Playing The Guitar

 

Playing a musical instrument can be one of the most satisfying and at times excruciatingly frustrating activities of all time. But, once it has been mastered or at least reached a certain level of competence, the feeling is quite amazing.

One of the most common and perhaps easiest instruments to play is the guitar. But then again, “easy” is a highly subjective term! Mastering the guitar is a relatively long and arduous process. As is the case with anything, the theory part of it is quite boring. It is only when you actually take it in your hands and feel the wood, the strings, the frets against your hand that you are able to truly understand and remember why it is you want to play it.
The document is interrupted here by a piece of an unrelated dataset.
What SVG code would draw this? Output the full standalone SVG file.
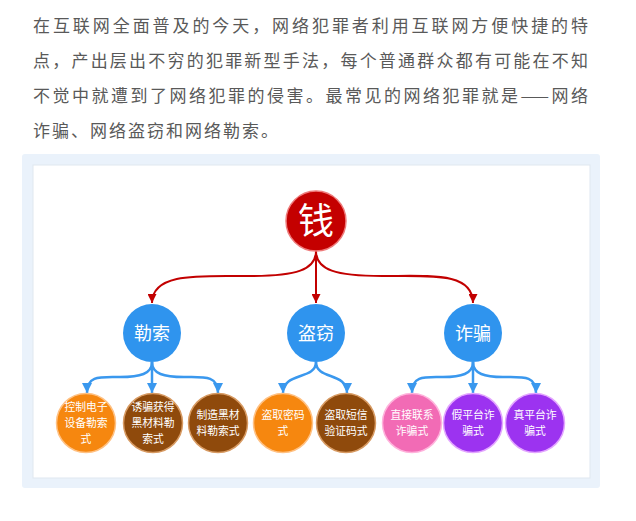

Rishab Patel, 21, has been playing the guitar for 3 years. But it wasn’t easy! He had one aborted attempt when he was in the 8th std. The monotony and complete and utter boredom he felt with the theory, which is what is always taught first if you go to a teacher, completely put him off the idea and in a little more than a month he was out of there! His guitar was left to gather dust and finally given away. About three years later, the itch was back. He went out and bought a guitar, a book of scales and a book of guitar chords. “That’s all you really need”, he says. “But you also have to have an ear for music, which cannot be taught…you either have it or you don’t!”

Being able to control what he was doing and when he was doing it made the whole experience a lot more fun. He remembers that he got so obsessed with practicing that he used to play for upto 3 hours a day and at the end of it the fingertips on his left hand used to bleed! Being self-taught is a drawback as well. You don’t have access to all the technical information necessary to become a really good guitarist. There is a lot you can learn from books but there is a hell of a lot more to know that can’t be found in them! His advice is “Only go to a teacher after you are comfortable with the basics and have a certain amount of control over your guitar.”

How to get started:

 

  • Buy a decent acoustic guitar. Things to look for would be good tone, good finishing and an easily accessible fretboard.

 

  • Get a couple of books on scales and chords. These should be learned by heart and should become automatic actions.

 

  • Allocate a definite amount of time for practice and make sure you keep to it.

 

  • Don’t get disheartened. In the start it will be really frustrating. Once your hands are coordinated, the rate of improvement will be fast.

 

Maintaining Your Guitar:

 

·  Always keep it in a case or covered with a cloth to prevent dust from getting at it.

  • Never leave it out in the sun or let it get wet. It will warp if this happens.

 

  • Do not smash on ground in frustration.

 

  • Do not smash on ground while pretending you are a rock star!

 

  • Change the strings when they get rust or old.

 

Treat it well and it will treat you well!!